There are several recurrent themes running through this collection (the lost father, the regained father, the lost love, brotherhood, betrayal–often sexual) but the one I found most striking was that of facelessness.

You would think that facelessness is synonymous with invisibility, but here it is not. There is something within that facelessness, which makes the person all the more visible–scorned, pitied, hated, feared, and by some, treated with great kindness. The faced want the faceless to be gone for good because they represent the worst fear: That you, too, might one day suffer this fate where all that defines you to the outside world is stripped away, where you are a stranger in a strange land–where you are unloved and unlovable.

“Ysrael” is the boy with no face, his face having been mostly chewed off by a pig when he was an infant.

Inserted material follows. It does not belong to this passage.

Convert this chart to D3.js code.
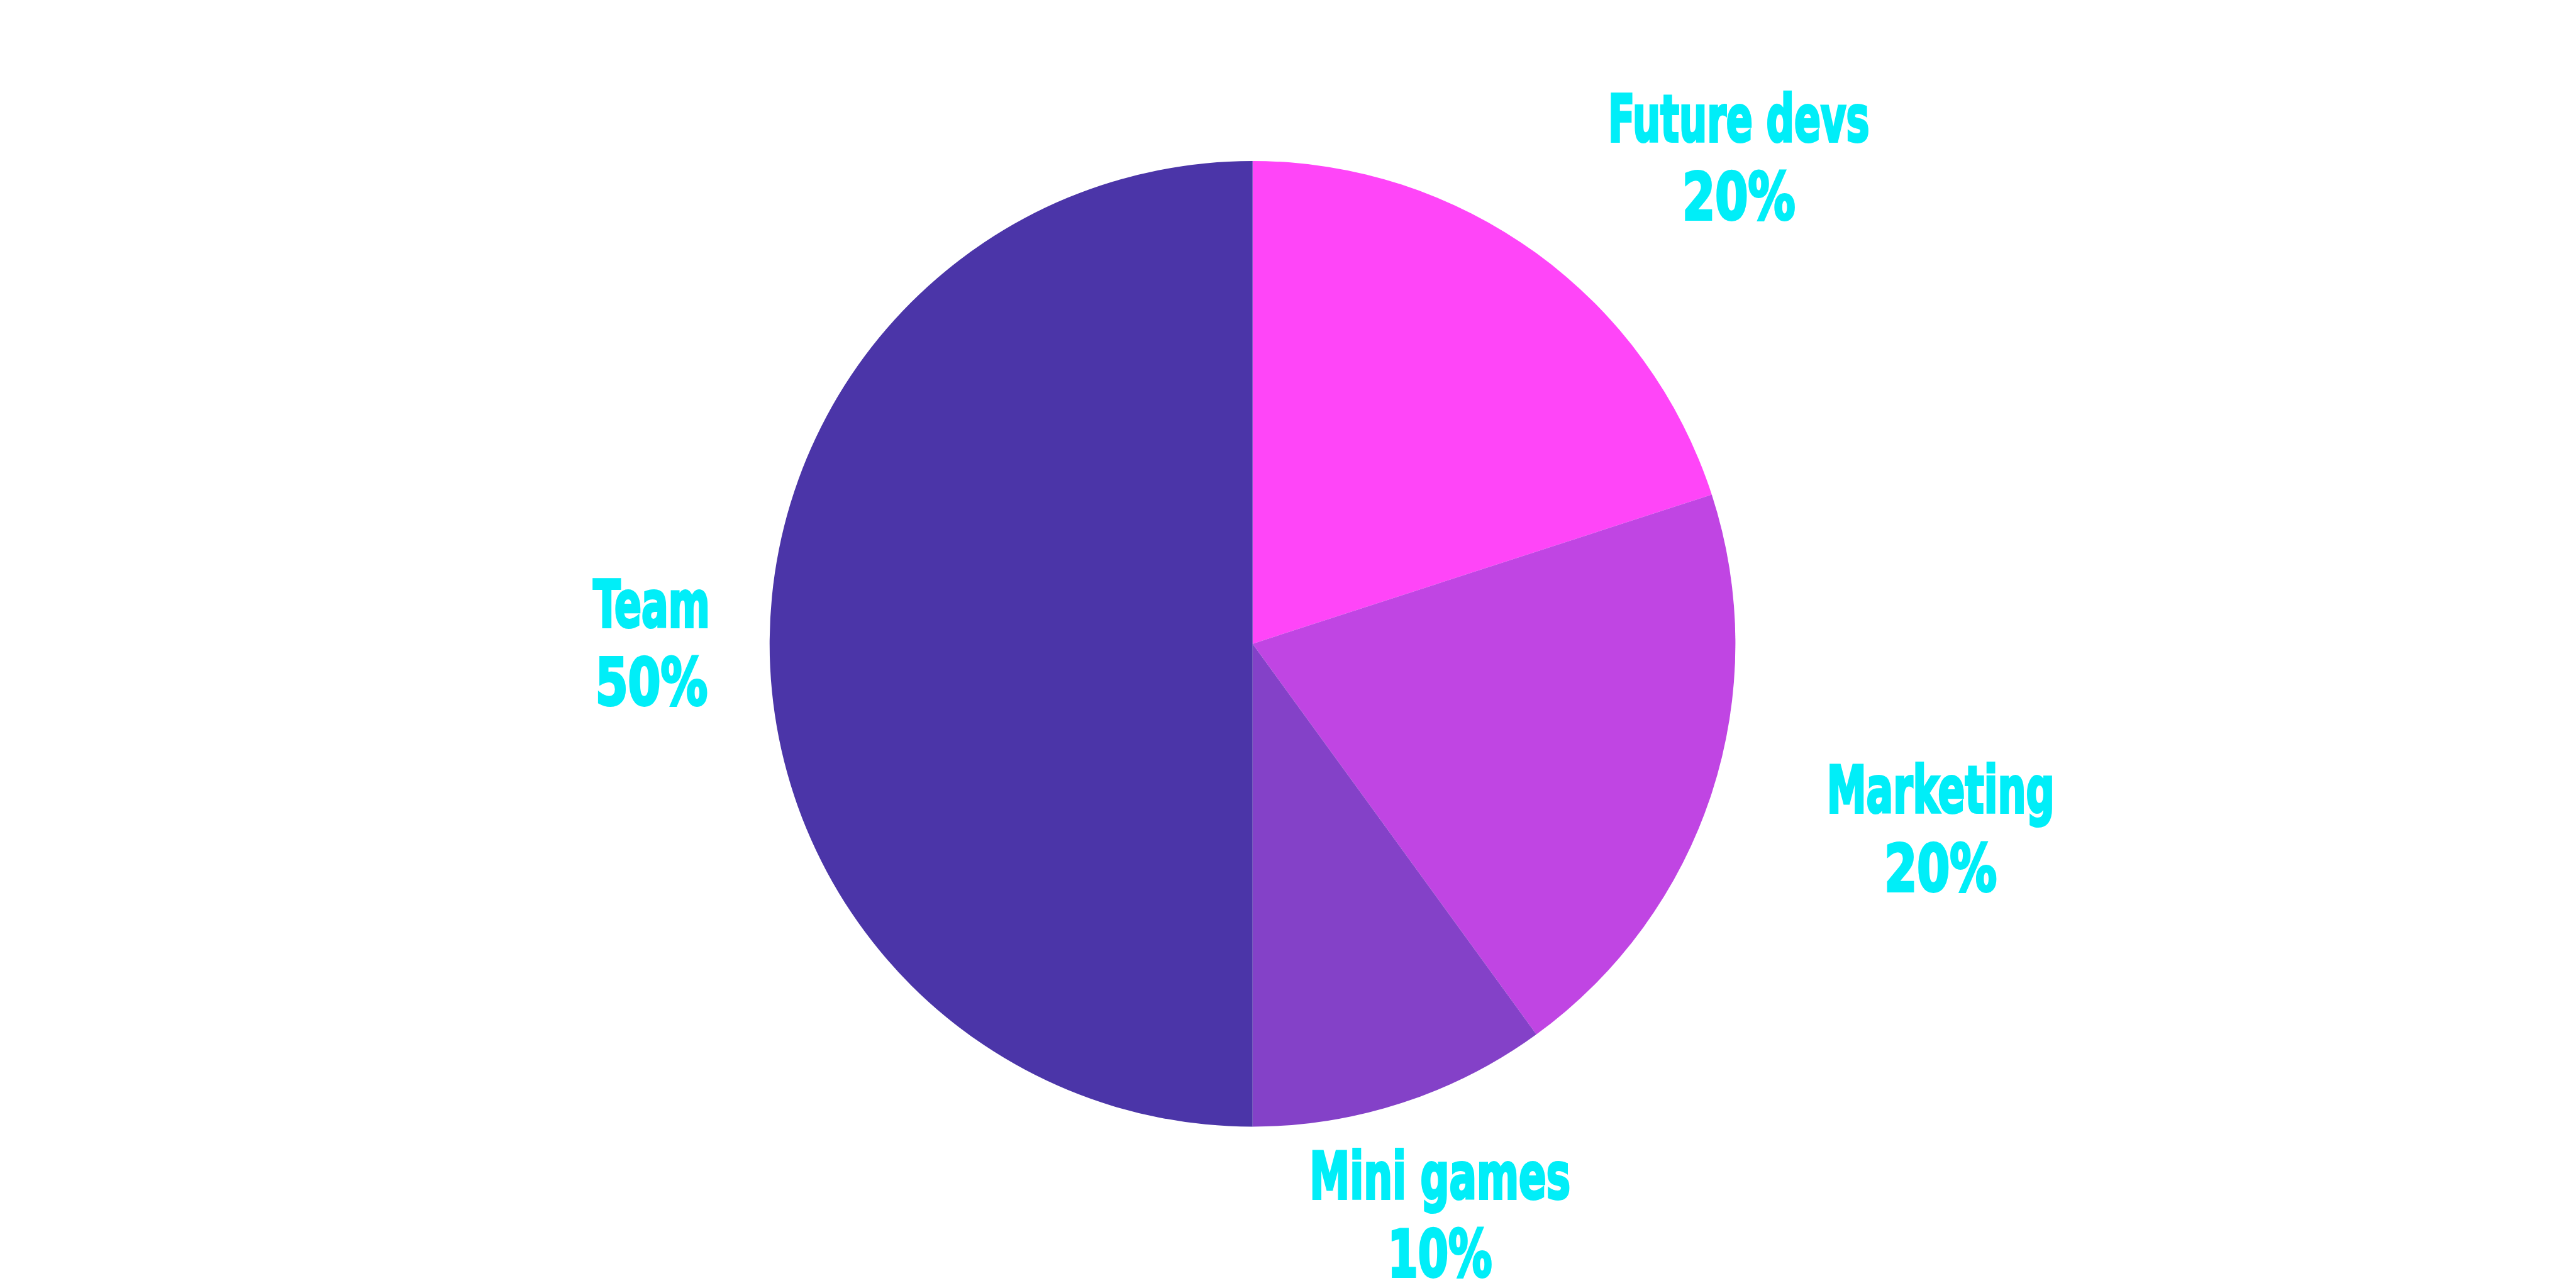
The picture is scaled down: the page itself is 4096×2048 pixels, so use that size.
<!DOCTYPE html>
<html>
<head>
<meta charset="utf-8">
<script src="https://cdn.jsdelivr.net/npm/d3@7"></script>
<style>
  html, body { margin: 0; padding: 0; background: #ffffff; }
  svg { display: block; }
</style>
</head>
<body>
<script>
// ---- data ----
const categories = ["Future devs", "Marketing", "Mini games", "Team"];
const values = [20, 20, 10, 50];
const valueLabels = ["20%", "20%", "10%", "50%"];
const colors = ["#FF45F8", "#C045E3", "#8441C8", "#4B35A8"];

// ---- layout (reference px scaled by s) ----
const W = 4096, H = 2048;
const s = 4096 / 6912;
const cx = 3361 * s, cy = 1727.5 * s, R = 1295.5 * s;

// label block centres relative to pie centre, in radius units
const labelOffsets = [[1.007, -1.010], [1.425, 0.381], [0.388, 1.180], [-1.245, -0.004]];
// text widths (reference px) for line 1 and line 2
const labelWidths = [[701, 303], [611, 302], [700, 280], [313, 301]];

const svg = d3.select("body").append("svg")
  .attr("width", W).attr("height", H)
  .attr("viewBox", `0 0 ${W} ${H}`);

svg.append("rect").attr("width", W).attr("height", H).attr("fill", "#ffffff");

const pie = d3.pie().sort(null).value(d => d).startAngle(0).endAngle(2 * Math.PI);
const arcs = pie(values);
const arc = d3.arc().innerRadius(0).outerRadius(R);

const color = d3.scaleOrdinal().domain(categories).range(colors);

const g = svg.append("g").attr("transform", `translate(${cx},${cy})`);
g.selectAll("path.slice")
  .data(arcs)
  .join("path")
  .attr("class", "slice")
  .attr("d", arc)
  .attr("fill", (d, i) => color(categories[i]));

// labels
const fontSize = 104;
const capH = 130 * s, lineGap = 210 * s;
const labels = svg.append("g")
  .attr("font-family", "'Liberation Sans Narrow', 'DejaVu Sans Condensed', 'Liberation Sans', sans-serif")
  .attr("font-weight", "bold")
  .attr("font-size", fontSize)
  .attr("fill", "#00EEF8")
  .attr("stroke", "#00EEF8")
  .attr("stroke-width", 4)
  .attr("stroke-linejoin", "miter")
  .attr("text-anchor", "start");

categories.forEach((cat, i) => {
  const bx = cx + labelOffsets[i][0] * R;
  const by = cy + labelOffsets[i][1] * R;
  const b1 = by - (lineGap + capH) / 2 + capH;
  const w1 = labelWidths[i][0] * s, w2 = labelWidths[i][1] * s;
  labels.append("text")
    .attr("x", bx - w1 / 2).attr("y", b1)
    .attr("textLength", w1)
    .attr("lengthAdjust", "spacingAndGlyphs")
    .text(cat);
  labels.append("text")
    .attr("x", bx - w2 / 2).attr("y", b1 + lineGap)
    .attr("textLength", w2)
    .attr("lengthAdjust", "spacingAndGlyphs")
    .text(valueLabels[i]);
});
</script>
</body>
</html>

Because of this he wears a mask and awaits a humanitarian intervention in which doctors in Canada are meant to restore his face. But this day never seems to come and he is scorned and beaten, but he is also an object of intense interest. There is something about him that fascinates the other boys; if only they could just see behind his mask. But even when they do, it infuriates them, repulses them. There is nothing in seeing his face that makes them feel better about themselves. It only makes them feel worse, more powerless.

Then when the reader sees the world from his point of view in “No Face,” we understand that though he is deformed and maligned there is still great hope and beauty in his world, though he might not realize it. There is something strong deep within that will keep him alive despite the obstacles. He is a survivor. He will run:

He watches the sun burn the mists from the fields and despite the heat the beans are thick and green and flexible in the breeze. His mother sees him on the way back from the outhouse. She goes to fetch his mask.

He’s tired and aching but he looks out over the valley, and the way the land curves away to hide itself reminds him of the way Lou hides his dominos when they play. Go, she says. Before your father comes out.

He knows what happens when his father comes out. He pulls on his mask and feels the fleas stirring in the cloth. When she turns her back, he hides, blending into the weeds. He watches his mother hold Pesao’s head gently under the faucet and when the water finally urges out from the pipe Pesao yells as if he’s been given a present or a wish come true.

He runs, down toward the town, never slipping or stumbling. Nobody’s faster.

So Ysrael stands for the best hope of all of the faceless within these stories–and the message is to keep going, keep running, keep moving forward no matter how people will push you down and try to keep you from being seen.

In that, a book, which might otherwise be bleak, I found quite hopeful. And so, in the end, what you have is a collection of stories that are beautiful, necessary, and heartbreaking. Read it.